You can pull all tweets with a hashtag by using the search API:
http://search.twitter.com/search.json?q=%23supercoolcontest
This is probably the most efficient approach, since you are guaranteed to only pull the tweets you're interested in, instead of n tweets from n users, only a tiny fraction of which has anything to do with you.
Every time you scrape that API feed (every n minutes), insert new unique users. I'd use a database - not hard or time consuming to stand something up with a table or two.
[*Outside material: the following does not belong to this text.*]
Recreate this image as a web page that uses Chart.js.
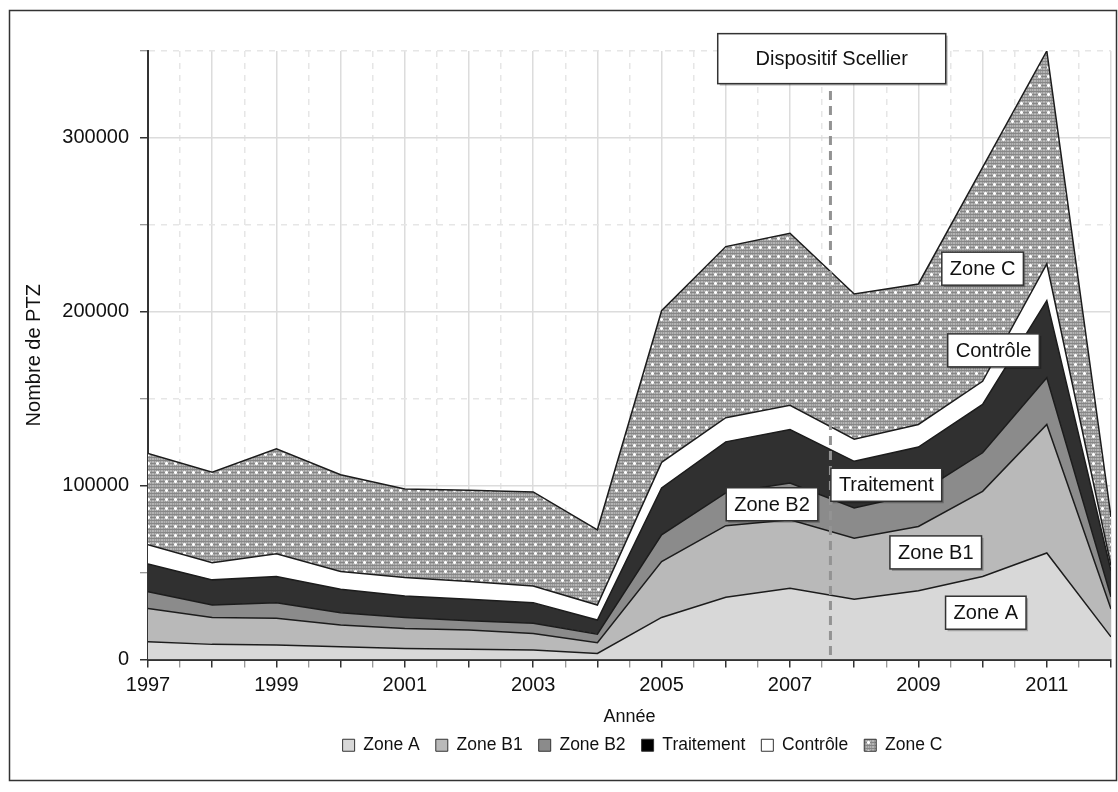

Easier to query against later.
To answer your last question, you do need to make a separate API call to determine if a given user follows another user.
I know this is an old question and is probably not relevant to meder anymore, nonetheless I want to comment that now there is another way to solve this problem using Twitter's Streamming API http://dev.twitter.com/pages/streaming_api the advantage of this approach is that you are telling twitter to send all the tweets that accomplish some conditions right when they are generated.
With the search API you need to poll twitter for new tweets all the time and there is a bigger chance that some of them will be missing from the search results; meanwhile with the streaming API you keep an open connection to twitter and process the tweets as they come, Twitter won't guarantee that you will get all the tweets that meet the conditions, but from my experience the risk is much lower.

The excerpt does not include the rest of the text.